Freud’s Last Session Milks a Thought Exercise Until It Curdles

If there’s a surefire way to encourage your audience to rethink their feelings on your fan-fiction account of the time two incalculably influential men convened for an existential debate about God, it’s by measuring the height of the tall tale just before cutting to credits. “Freud reportedly met with a young, unnamed Oxford don shortly before his death,” reads the epilogue to Matt Brown’s Freud’s Last Session. “We will never know if it was C.S. Lewis.” We will never know, but why not let’s pretend it was! Won’t that be good fun, staging a prickly debate between the father of psychoanalysis and J.R.R. Tolkien’s lesser contemporary?
This is unkind to C.S. Lewis, played by Matthew Goode as sparring partner to Sigmund Freud, played by Anthony Hopkins, who has the time of his life in Brown’s film chewing his way through a Viennese accent while dunking on Lewis’ faith. The Chronicles of Narnia may not be The Lord of the Rings, but its place in the high fantasy canon is beyond dispute, and Lewis’ influence on the form is crystallized through subsequent entries in the genre. He’s good. In Freud’s Last Session’s role reversal, though, he’s the subject of another persuasion of fantasy, the kind that wonders “what if” people who in all likelihood never met, and whose worldviews so conflict with one another, actually did meet and aired out their differences, which are not depicted as divisive enough to preclude their potential friendship in the first place.

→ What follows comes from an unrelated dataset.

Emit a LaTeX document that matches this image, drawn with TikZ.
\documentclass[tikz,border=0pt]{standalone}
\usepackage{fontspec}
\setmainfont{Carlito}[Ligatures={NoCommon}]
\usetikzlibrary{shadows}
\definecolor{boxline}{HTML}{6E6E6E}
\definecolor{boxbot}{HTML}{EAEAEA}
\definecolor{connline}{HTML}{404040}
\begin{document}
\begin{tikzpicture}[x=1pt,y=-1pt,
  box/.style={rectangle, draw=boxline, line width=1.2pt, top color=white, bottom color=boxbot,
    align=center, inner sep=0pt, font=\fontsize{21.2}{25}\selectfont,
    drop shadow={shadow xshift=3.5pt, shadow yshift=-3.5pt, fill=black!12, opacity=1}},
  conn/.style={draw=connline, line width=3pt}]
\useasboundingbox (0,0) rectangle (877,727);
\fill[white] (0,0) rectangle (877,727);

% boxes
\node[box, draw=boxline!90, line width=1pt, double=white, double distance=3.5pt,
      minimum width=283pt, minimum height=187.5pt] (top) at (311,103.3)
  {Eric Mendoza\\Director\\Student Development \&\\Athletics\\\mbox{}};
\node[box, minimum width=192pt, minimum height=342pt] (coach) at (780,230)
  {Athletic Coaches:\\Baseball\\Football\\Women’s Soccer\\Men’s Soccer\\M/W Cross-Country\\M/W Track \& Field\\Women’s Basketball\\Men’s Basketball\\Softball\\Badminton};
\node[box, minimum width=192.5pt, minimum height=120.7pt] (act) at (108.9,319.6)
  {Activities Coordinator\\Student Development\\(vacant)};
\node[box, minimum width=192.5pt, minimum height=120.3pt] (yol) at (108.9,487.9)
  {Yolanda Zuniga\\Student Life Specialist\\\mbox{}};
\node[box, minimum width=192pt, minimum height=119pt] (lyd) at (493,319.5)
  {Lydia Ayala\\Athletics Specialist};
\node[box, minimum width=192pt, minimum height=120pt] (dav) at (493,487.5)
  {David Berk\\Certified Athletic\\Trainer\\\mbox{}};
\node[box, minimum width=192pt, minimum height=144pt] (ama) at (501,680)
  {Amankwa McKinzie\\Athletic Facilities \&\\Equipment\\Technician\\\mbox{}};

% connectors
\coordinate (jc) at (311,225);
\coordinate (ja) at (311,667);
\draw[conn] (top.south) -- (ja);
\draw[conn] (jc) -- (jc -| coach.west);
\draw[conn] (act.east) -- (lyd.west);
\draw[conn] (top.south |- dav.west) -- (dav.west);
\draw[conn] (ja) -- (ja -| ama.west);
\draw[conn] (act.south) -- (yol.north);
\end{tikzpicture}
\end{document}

What Brown’s adaptation of Mark St. Germain’s stage play (itself an adaptation of clinical professor of psychiatry Armand Nicholi’s book The Question of God) presupposes is that, sometime between Freud’s death and the advent of World War II, the great doctor invited the great-to-be author to his home, where they picked apart belief in God, or lack thereof, and treated one another to psychiatric analysis. On paper the concept is lively regardless of the circumstances: Watching performed embodiments of well-known and revered figures banter over an age-old question about whether or not the man upstairs exists, with supplementary questions about whether he is either all-good or all-powerful if he does, should at least make engaging viewing; insubstantial, perhaps, but vigorous, abetted by the presence of a very game lead duo.

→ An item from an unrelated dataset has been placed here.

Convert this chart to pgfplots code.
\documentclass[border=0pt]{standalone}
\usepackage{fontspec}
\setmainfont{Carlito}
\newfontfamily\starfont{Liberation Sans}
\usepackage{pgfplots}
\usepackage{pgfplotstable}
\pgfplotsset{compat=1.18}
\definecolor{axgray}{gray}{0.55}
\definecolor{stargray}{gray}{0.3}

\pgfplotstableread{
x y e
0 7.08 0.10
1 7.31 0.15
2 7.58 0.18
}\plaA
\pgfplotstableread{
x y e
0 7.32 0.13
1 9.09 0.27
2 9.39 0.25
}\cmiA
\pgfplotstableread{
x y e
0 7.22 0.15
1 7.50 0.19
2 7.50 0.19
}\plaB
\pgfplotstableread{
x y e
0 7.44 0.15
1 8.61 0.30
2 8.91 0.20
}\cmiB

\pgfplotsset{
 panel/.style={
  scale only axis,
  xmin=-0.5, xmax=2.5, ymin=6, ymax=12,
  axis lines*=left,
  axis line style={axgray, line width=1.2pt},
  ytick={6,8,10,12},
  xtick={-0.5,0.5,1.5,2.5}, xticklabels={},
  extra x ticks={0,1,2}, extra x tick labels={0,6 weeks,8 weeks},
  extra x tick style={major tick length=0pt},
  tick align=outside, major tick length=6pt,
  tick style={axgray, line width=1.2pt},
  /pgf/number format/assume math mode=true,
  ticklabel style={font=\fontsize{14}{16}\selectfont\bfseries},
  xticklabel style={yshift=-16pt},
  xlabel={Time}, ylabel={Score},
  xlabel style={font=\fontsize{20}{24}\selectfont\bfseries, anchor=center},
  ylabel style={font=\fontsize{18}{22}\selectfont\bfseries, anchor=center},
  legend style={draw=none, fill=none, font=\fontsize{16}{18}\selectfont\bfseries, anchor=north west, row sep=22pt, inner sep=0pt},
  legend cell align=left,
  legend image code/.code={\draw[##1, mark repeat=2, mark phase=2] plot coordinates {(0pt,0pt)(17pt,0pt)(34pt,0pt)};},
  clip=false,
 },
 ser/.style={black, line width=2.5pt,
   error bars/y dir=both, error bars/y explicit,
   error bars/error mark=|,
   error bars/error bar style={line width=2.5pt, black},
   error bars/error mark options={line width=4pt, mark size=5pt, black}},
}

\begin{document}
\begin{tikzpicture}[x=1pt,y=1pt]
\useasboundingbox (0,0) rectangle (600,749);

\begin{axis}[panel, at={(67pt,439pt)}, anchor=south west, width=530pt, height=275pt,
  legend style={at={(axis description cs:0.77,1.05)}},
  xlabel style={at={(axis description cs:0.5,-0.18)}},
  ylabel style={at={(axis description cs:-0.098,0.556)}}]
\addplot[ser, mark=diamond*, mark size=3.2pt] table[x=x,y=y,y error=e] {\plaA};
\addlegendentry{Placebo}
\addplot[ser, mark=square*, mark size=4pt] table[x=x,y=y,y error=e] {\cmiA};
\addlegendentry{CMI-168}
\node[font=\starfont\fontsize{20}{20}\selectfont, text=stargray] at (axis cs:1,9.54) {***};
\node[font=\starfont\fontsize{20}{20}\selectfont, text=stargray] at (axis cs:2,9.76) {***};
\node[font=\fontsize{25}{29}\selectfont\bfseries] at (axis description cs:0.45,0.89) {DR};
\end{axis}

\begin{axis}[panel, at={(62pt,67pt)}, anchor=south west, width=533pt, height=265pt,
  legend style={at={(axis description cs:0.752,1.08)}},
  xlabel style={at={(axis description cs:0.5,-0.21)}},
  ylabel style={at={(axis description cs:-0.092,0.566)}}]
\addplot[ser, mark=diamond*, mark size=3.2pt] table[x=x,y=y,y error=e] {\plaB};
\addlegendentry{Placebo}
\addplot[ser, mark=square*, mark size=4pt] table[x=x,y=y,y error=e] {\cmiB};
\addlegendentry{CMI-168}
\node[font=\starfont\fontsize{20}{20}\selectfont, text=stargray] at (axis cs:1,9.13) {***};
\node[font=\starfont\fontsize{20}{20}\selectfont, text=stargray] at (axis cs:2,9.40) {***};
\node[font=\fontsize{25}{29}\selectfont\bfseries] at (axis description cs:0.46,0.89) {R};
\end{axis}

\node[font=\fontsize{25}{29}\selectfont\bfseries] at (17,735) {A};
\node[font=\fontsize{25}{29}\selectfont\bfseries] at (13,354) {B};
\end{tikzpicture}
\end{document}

Freud’s Last Session delivers on that promise, but with hefty caveats. Where the St. Germain play is a chamber piece, featuring Freud and Lewis as its role characters, Brown’s take expands to include Anna Freud (Liv Lisa Fries), Freud’s long-suffering, dutiful daughter, an accomplished genius in her own right, and Dorothy Burlingham (Jodi Balfour), Anna’s partner; Dorothy’s role here is as Anna’s scolding conscience, constantly reminding that her loyalty to her father borders on unhealthy. Anna’s all he has, of course, so a little bit of drop-everything allegiance to Freud’s all-consuming needs makes sense. In fact, it makes enough sense that the story of Anna could fill an entire feature on its own, rather than pad the margins on a film about how Lewis and Freud may or may not have bickered over the almighty.